## Problem statement
Under this line sits a listing. Repeat exactly and only its lines from the one holding "Emit a Python" through the one holding "from bokeh.core.properties import value"; skip pictures.

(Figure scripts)
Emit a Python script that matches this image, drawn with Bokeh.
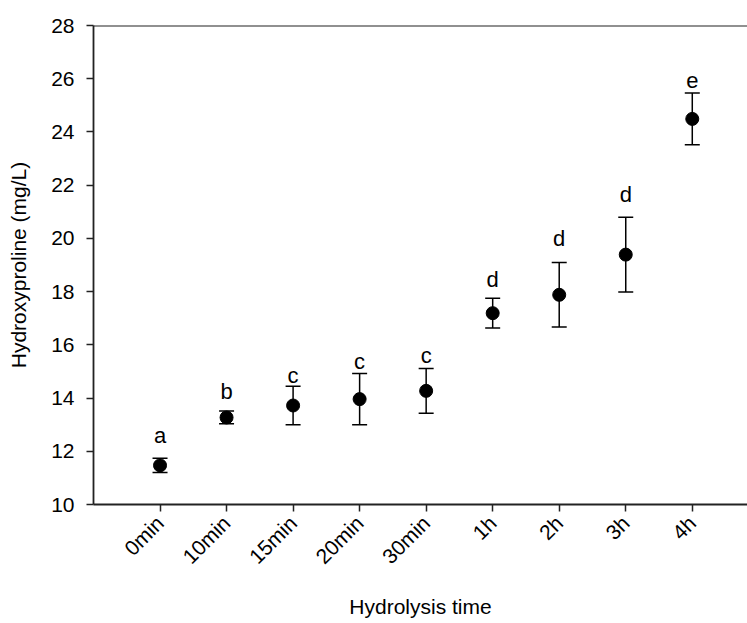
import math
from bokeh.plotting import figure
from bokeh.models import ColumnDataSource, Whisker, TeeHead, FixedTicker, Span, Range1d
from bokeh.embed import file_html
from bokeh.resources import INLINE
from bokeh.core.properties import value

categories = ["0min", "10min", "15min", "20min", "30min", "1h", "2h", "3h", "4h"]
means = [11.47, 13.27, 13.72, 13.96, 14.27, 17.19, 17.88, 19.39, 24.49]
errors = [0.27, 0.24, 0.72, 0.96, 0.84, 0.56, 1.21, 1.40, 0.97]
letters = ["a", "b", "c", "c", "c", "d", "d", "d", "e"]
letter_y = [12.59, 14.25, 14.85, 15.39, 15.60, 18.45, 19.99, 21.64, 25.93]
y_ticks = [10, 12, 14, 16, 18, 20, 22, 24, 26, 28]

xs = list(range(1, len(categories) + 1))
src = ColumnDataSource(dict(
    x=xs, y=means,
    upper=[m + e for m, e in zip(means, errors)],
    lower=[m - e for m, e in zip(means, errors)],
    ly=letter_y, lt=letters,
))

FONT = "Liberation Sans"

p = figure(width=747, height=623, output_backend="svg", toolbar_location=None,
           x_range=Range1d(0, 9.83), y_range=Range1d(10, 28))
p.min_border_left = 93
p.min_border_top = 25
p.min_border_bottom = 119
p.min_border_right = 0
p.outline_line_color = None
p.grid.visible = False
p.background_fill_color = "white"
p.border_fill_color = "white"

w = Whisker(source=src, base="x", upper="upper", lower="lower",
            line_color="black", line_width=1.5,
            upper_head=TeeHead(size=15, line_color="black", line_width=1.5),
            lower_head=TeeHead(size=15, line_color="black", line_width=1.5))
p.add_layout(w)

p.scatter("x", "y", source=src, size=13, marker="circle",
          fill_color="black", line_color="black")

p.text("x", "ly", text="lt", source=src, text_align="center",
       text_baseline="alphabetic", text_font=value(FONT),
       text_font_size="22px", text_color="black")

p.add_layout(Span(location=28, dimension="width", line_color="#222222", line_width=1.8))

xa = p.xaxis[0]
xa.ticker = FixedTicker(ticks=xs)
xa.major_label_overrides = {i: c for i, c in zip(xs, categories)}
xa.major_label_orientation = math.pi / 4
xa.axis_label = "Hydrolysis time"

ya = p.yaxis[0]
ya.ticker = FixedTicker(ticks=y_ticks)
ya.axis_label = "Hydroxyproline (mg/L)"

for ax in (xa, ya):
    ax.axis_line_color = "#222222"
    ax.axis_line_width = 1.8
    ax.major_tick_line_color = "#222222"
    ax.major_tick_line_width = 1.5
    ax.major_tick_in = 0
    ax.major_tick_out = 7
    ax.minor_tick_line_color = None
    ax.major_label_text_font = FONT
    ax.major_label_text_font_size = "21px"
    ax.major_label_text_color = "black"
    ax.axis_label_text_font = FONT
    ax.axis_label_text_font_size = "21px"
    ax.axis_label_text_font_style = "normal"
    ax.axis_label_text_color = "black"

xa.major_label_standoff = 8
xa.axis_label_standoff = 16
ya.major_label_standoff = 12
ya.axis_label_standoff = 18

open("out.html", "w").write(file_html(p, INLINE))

--

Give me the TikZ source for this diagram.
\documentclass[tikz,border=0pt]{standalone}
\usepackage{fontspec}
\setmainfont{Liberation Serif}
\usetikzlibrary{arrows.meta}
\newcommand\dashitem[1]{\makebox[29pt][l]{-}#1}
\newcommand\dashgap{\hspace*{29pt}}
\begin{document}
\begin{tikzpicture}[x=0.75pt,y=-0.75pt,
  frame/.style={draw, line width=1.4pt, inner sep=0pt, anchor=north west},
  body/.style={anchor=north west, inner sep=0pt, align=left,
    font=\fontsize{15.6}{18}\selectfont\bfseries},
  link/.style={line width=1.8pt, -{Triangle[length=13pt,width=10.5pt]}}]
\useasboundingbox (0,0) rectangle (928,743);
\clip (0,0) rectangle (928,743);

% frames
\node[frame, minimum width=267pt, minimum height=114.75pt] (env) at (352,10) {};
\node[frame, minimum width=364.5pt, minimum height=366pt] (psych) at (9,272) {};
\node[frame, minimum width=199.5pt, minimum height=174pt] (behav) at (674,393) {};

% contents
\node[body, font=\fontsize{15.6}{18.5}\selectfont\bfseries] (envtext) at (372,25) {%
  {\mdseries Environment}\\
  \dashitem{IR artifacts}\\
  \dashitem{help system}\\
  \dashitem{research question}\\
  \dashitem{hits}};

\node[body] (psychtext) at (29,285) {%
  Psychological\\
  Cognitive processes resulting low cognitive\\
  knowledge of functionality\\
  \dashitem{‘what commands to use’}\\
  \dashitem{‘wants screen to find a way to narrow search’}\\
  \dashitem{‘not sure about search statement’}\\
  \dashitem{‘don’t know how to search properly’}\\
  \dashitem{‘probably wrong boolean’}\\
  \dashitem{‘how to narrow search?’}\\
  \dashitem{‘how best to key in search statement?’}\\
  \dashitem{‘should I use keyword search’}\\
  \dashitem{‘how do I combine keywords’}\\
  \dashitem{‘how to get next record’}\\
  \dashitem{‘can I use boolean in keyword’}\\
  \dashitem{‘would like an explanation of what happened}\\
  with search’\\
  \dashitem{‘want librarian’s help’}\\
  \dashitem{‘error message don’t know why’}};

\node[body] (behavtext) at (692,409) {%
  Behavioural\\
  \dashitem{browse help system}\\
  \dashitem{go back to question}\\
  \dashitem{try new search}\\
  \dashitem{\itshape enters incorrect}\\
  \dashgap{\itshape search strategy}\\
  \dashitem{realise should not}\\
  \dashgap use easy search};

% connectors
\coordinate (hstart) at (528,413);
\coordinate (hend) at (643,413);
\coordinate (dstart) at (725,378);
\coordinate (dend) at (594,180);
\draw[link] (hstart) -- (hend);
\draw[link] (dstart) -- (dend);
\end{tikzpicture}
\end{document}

## Expected answer
Emit a Python script that matches this image, drawn with Bokeh.
import math
from bokeh.plotting import figure
from bokeh.models import ColumnDataSource, Whisker, TeeHead, FixedTicker, Span, Range1d
from bokeh.embed import file_html
from bokeh.resources import INLINE
from bokeh.core.properties import value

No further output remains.